Roberto Fico (foto LaPresse)

La stucchevole polemica sulla laurea di Roberto Fico

Massimo Bordin

Se avesse scritto una tesi su Wittgenstein piuttosto che sui neomelodici, nulla sarebbe cambiato sul senso politico della sua elezione a presidente della Camera. Che non è un concorso per titoli

Stucchevole è forse l’aggettivo adatto per qualificare la polemica sulla tesi di laurea del neopresidente della Camera. Trovare politicamente ragionevole criticare i parlamentari del M5s come semianalfabeti, pur in possesso di laurea, non solo è inutile ma finisce per diventare un segno di sudditanza nei confronti proprio della loro ideologia.
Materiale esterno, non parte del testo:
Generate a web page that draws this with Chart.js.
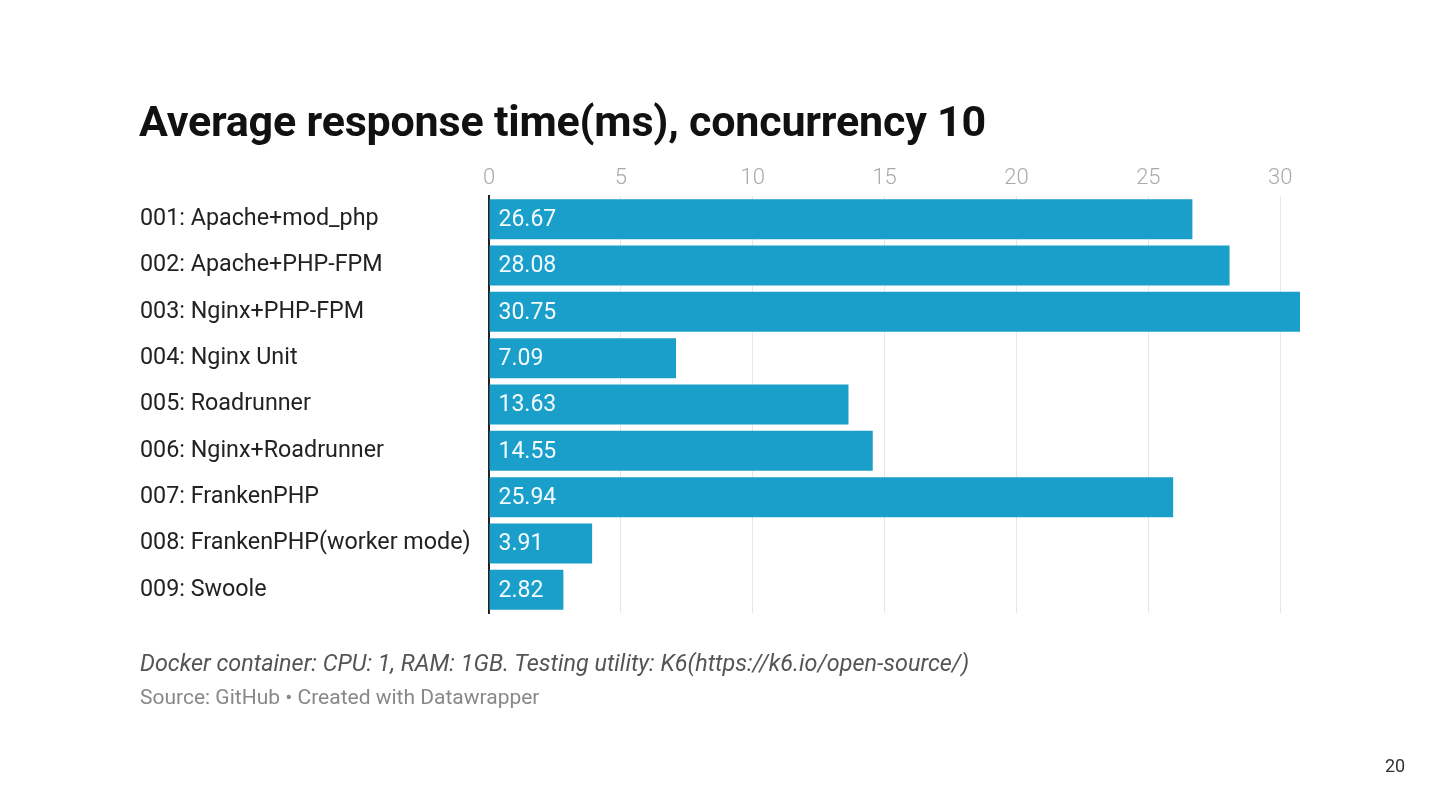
<!DOCTYPE html>
<html>
<head>
<meta charset="utf-8">
<script src="https://cdn.jsdelivr.net/npm/chart.js@4/dist/chart.umd.min.js"></script>
<style>
  html, body { margin: 0; padding: 0; background: #fff; }
  body { width: 1440px; height: 810px; position: relative; overflow: hidden; font-family: Roboto, "Noto Sans", sans-serif; }
  #chartBox { position: absolute; left: 0; top: 0; width: 1440px; height: 810px; }
  .title { position: absolute; left: 139px; top: 96px; font-size: 43px; font-weight: bold; color: #111; letter-spacing: -0.2px; }
  .note { position: absolute; left: 140px; top: 649px; font-size: 23.4px; font-style: italic; color: #555; }
  .source { position: absolute; left: 140px; top: 685px; font-size: 21px; color: #888; }
  .page { position: absolute; left: 1385px; top: 755px; font-size: 18px; color: #333; }
</style>
</head>
<body>
<div id="chartBox"><canvas id="responseChart"></canvas></div>
<div class="title">Average response time(ms), concurrency 10</div>
<div class="note">Docker container: CPU: 1, RAM: 1GB. Testing utility: K6(https://k6.io/open-source/)</div>
<div class="source">Source: GitHub • Created with Datawrapper</div>
<div class="page">20</div>
<script>
const servers = [
  '001: Apache+mod_php',
  '002: Apache+PHP-FPM',
  '003: Nginx+PHP-FPM',
  '004: Nginx Unit',
  '005: Roadrunner',
  '006: Nginx+Roadrunner',
  '007: FrankenPHP',
  '008: FrankenPHP(worker mode)',
  '009: Swoole',
];
const responseTimes = [26.67, 28.08, 30.75, 7.09, 13.63, 14.55, 25.94, 3.91, 2.82];
const tickValues = [0, 5, 10, 15, 20, 25, 30];

// write the value inside each bar, near its start
const valueLabels = {
  id: 'valueLabels',
  afterDatasetsDraw(chart) {
    const ctx = chart.ctx;
    const meta = chart.getDatasetMeta(0);
    ctx.save();
    ctx.font = '23px Roboto';
    ctx.fillStyle = '#f4fbff';
    ctx.textAlign = 'left';
    ctx.textBaseline = 'middle';
    meta.data.forEach((bar, i) => {
      ctx.fillText(responseTimes[i].toFixed(2), bar.base + 9, bar.y + 1);
    });
    ctx.restore();
  },
};

const responseChart = new Chart(document.getElementById('responseChart'), {
  type: 'bar',
  data: {
    labels: servers,
    datasets: [
      {
        data: responseTimes,
        backgroundColor: '#1a9fca',
        categoryPercentage: 1,
        barPercentage: 0.8625,
      },
    ],
  },
  options: {
    indexAxis: 'y',
    responsive: true,
    maintainAspectRatio: false,
    animation: false,
    layout: {
      padding: { left: 140, right: 140, top: 156, bottom: 197 },
    },
    plugins: {
      legend: { display: false },
      tooltip: { enabled: false },
    },
    scales: {
      x: {
        position: 'top',
        min: 0,
        max: 30.75,
        afterBuildTicks: (axis) => {
          axis.ticks = tickValues.map((v) => ({ value: v }));
        },
        afterFit: (axis) => {
          axis.height = 40;
        },
        ticks: {
          color: '#aaa',
          font: { family: 'Roboto', size: 22, weight: '300' },
          padding: 4,
        },
        grid: {
          color: '#e6e6e6',
          lineWidth: 1,
          drawTicks: false,
        },
        border: { display: false },
      },
      y: {
        afterFit: (axis) => {
          axis.width = 349;
        },
        ticks: {
          color: '#222',
          font: { family: 'Roboto', size: 23.3 },
          crossAlign: 'far',
          padding: 0,
        },
        grid: { display: false },
        border: { display: true, color: '#222', width: 2 },
      },
    },
  },
  plugins: [valueLabels],
});
</script>
</body>
</html>
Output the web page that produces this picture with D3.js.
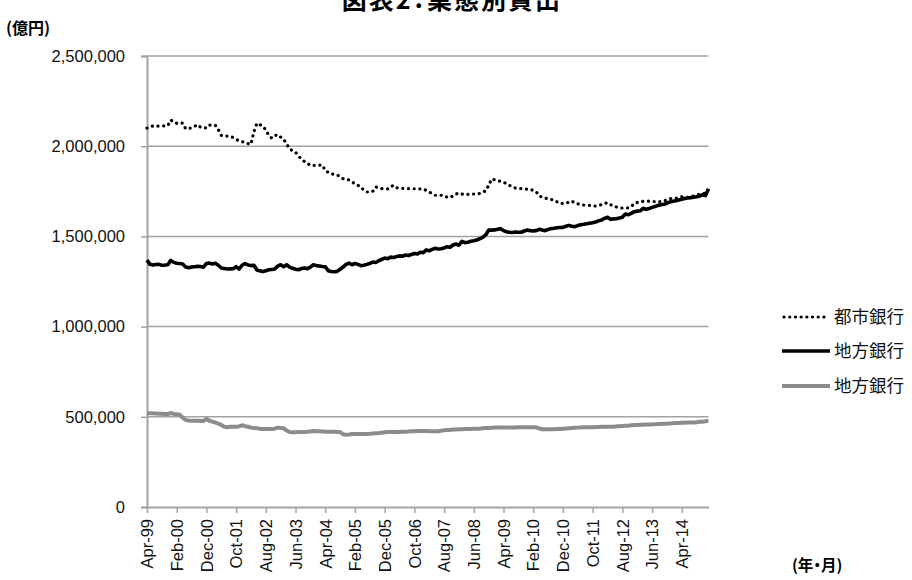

Se Roberto Fico avesse scritto una tesi su Wittgenstein piuttosto che sui neomelodici, nulla sarebbe cambiato sul senso politico della sua elezione a presidente della Camera dei deputati, una scelta appunto politica e non un concorso per titoli.

 

Abbiamo avuto presidenti del Consiglio che erano pozzi di scienza eppure il loro operato rimane a dir poco controverso, mentre altri con meno titoli accademici si sono fatti rimpiangere. La recente mania dei titoli e dei curriculum nasce dall’equiparazione delle elezioni politiche, dirette e indirette, con i pubblici concorsi. Come se un eletto fosse un funzionario di stato, mentre in democrazia non è così. Chiunque può aspirare e essere eletto a un incarico politico anche importante. Questa storia dei deputati funzionari nasce con Robespierre che com’è noto la coniugava a qualcosa di simile a l’uno che vale uno e tutti eleggono i loro portavoce. Finì malissimo. Per ora qui siamo a un poveretto che deve sbandierare una laurea per garantirsi verso altri poveretti che, incontentabili, giudicano inadeguata la sua tesi.